Collection entries
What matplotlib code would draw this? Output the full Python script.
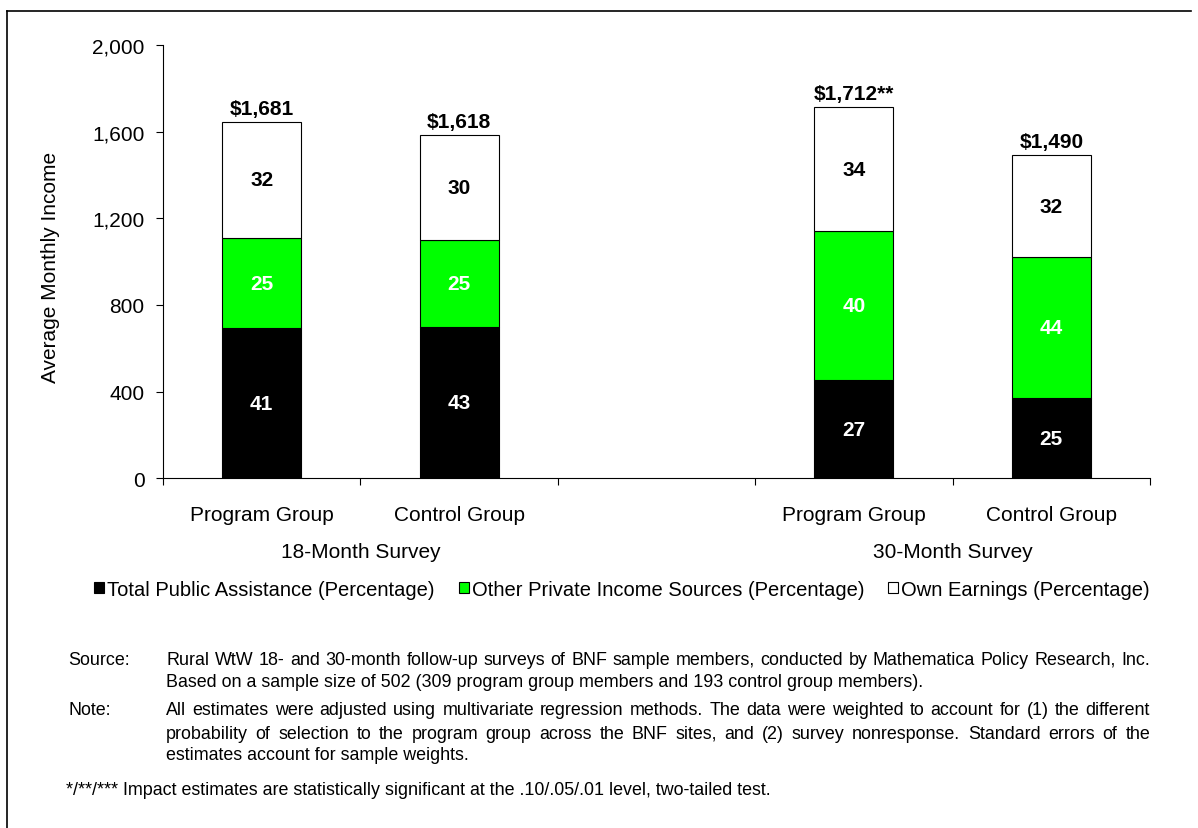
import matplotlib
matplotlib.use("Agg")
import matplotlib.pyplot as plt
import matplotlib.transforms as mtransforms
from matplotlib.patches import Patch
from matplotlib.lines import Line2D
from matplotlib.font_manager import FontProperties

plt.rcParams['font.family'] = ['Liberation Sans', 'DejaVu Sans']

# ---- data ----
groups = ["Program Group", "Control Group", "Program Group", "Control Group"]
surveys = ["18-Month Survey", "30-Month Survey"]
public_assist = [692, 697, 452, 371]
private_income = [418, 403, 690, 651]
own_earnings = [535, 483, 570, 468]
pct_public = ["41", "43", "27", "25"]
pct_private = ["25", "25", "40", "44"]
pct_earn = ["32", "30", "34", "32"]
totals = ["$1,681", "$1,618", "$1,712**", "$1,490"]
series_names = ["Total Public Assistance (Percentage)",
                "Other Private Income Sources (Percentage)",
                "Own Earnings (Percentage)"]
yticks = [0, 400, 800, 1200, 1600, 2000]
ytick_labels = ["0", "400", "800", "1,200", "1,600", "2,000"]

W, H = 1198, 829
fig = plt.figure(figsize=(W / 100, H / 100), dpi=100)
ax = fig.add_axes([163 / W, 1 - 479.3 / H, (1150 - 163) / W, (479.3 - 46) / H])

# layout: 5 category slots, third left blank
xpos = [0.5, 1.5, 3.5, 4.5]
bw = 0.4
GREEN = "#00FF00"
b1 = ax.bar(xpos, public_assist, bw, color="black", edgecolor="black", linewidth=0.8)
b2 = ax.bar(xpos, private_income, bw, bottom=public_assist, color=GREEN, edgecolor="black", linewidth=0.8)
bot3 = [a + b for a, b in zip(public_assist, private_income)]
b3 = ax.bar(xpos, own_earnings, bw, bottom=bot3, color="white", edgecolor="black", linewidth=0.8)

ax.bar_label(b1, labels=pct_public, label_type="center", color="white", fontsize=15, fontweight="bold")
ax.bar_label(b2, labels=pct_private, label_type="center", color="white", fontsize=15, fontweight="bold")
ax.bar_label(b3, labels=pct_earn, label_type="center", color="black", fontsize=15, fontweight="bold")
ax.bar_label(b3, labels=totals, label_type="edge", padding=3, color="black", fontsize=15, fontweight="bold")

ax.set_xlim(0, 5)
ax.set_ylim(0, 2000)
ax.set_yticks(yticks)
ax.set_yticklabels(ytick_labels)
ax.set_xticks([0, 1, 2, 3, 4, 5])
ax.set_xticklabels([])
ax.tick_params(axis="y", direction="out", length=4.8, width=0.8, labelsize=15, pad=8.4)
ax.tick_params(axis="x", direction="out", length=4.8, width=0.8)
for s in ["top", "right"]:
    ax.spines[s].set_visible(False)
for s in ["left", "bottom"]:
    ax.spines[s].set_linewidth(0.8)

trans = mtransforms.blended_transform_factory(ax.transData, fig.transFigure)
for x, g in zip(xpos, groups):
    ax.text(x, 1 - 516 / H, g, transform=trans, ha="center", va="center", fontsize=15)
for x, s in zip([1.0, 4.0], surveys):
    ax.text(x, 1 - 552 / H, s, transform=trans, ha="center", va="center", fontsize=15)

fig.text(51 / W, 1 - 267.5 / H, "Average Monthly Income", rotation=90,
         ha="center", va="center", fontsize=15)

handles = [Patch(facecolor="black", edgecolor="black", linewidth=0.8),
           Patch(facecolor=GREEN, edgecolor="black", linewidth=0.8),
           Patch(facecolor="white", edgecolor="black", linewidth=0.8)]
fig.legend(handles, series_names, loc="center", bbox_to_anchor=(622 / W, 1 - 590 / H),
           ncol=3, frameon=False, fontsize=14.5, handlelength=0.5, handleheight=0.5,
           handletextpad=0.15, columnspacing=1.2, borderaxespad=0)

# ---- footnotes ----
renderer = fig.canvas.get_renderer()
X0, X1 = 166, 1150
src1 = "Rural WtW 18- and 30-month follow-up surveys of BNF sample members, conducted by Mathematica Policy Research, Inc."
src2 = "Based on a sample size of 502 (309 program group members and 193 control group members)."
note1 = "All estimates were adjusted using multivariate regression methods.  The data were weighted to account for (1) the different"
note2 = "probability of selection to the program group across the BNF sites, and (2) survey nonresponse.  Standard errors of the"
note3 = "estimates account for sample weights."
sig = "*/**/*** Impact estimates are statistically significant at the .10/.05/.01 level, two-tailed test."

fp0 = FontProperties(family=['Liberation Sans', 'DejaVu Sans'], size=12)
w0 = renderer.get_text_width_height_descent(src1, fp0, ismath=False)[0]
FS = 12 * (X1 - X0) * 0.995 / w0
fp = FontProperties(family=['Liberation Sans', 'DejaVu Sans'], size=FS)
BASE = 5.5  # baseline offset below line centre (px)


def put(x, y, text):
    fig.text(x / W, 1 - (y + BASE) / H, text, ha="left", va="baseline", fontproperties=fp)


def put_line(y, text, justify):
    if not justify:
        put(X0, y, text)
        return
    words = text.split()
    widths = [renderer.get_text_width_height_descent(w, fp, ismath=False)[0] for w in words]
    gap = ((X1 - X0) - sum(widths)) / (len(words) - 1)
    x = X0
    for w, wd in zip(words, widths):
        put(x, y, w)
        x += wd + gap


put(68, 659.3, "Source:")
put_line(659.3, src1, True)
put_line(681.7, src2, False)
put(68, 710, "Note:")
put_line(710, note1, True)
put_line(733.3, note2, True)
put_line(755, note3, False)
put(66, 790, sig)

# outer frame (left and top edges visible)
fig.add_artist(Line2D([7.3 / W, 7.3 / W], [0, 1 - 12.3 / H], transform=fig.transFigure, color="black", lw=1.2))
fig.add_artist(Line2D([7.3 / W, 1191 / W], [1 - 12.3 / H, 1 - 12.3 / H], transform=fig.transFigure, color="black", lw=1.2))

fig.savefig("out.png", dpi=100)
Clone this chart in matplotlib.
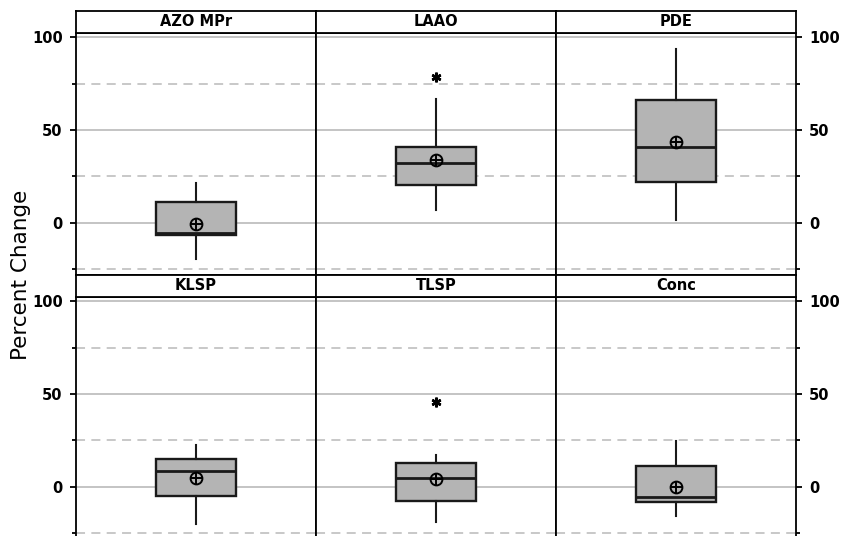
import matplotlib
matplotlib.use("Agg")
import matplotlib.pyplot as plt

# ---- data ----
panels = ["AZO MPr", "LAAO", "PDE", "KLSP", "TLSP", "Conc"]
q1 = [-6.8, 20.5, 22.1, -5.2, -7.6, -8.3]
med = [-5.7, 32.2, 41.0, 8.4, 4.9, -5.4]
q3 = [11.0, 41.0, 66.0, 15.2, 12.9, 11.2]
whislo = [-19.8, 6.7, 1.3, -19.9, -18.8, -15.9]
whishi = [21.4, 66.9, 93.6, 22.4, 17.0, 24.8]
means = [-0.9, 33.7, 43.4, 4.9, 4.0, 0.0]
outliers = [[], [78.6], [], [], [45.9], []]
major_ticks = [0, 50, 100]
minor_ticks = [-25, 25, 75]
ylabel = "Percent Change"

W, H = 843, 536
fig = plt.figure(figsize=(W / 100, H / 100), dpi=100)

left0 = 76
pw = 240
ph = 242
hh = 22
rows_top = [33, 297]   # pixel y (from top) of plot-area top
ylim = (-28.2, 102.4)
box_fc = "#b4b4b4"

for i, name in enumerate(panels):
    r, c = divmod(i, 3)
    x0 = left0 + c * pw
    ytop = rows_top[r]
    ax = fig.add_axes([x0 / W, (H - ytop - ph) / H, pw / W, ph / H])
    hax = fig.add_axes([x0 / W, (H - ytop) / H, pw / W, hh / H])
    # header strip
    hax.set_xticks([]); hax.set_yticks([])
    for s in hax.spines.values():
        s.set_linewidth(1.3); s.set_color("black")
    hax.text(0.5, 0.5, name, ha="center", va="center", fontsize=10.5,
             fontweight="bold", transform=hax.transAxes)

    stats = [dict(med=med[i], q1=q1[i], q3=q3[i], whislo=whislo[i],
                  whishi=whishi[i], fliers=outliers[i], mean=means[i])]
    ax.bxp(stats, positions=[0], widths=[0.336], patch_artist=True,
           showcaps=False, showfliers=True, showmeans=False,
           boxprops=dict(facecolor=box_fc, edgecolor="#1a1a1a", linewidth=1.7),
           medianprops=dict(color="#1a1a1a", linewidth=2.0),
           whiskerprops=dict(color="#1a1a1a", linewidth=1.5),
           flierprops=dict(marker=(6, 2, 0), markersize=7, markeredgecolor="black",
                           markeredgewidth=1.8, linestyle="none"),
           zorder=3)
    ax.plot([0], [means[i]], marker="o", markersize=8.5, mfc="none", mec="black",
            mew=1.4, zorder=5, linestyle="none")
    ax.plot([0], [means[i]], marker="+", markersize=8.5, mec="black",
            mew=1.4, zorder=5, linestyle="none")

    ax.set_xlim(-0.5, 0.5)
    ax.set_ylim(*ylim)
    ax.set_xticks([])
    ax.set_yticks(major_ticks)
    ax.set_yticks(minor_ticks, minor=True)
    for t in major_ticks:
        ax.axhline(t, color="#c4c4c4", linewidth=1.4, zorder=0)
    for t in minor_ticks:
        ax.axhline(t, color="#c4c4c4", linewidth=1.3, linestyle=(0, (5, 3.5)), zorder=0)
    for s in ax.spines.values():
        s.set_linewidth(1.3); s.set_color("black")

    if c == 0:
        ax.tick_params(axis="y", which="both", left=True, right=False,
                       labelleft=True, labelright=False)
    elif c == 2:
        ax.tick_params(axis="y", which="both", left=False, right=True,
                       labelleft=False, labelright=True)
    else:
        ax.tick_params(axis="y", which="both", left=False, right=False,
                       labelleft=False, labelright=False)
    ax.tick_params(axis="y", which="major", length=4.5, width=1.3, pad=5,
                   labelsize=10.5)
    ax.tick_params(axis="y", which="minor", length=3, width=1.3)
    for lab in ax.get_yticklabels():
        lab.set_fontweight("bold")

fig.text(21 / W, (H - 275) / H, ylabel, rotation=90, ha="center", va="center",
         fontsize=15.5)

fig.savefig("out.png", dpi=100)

- _Do this_
Pictures stay out. Print the data exactly, from its first line through the line containing "plt.rcParams['font.family'] = ['Liberation".

- _Solution to this exercise_
What matplotlib code would draw this? Output the full Python script.
import matplotlib
matplotlib.use("Agg")
import matplotlib.pyplot as plt
import matplotlib.transforms as mtransforms
from matplotlib.patches import Patch
from matplotlib.lines import Line2D
from matplotlib.font_manager import FontProperties

plt.rcParams['font.family'] = ['Liberation Sans', 'DejaVu Sans']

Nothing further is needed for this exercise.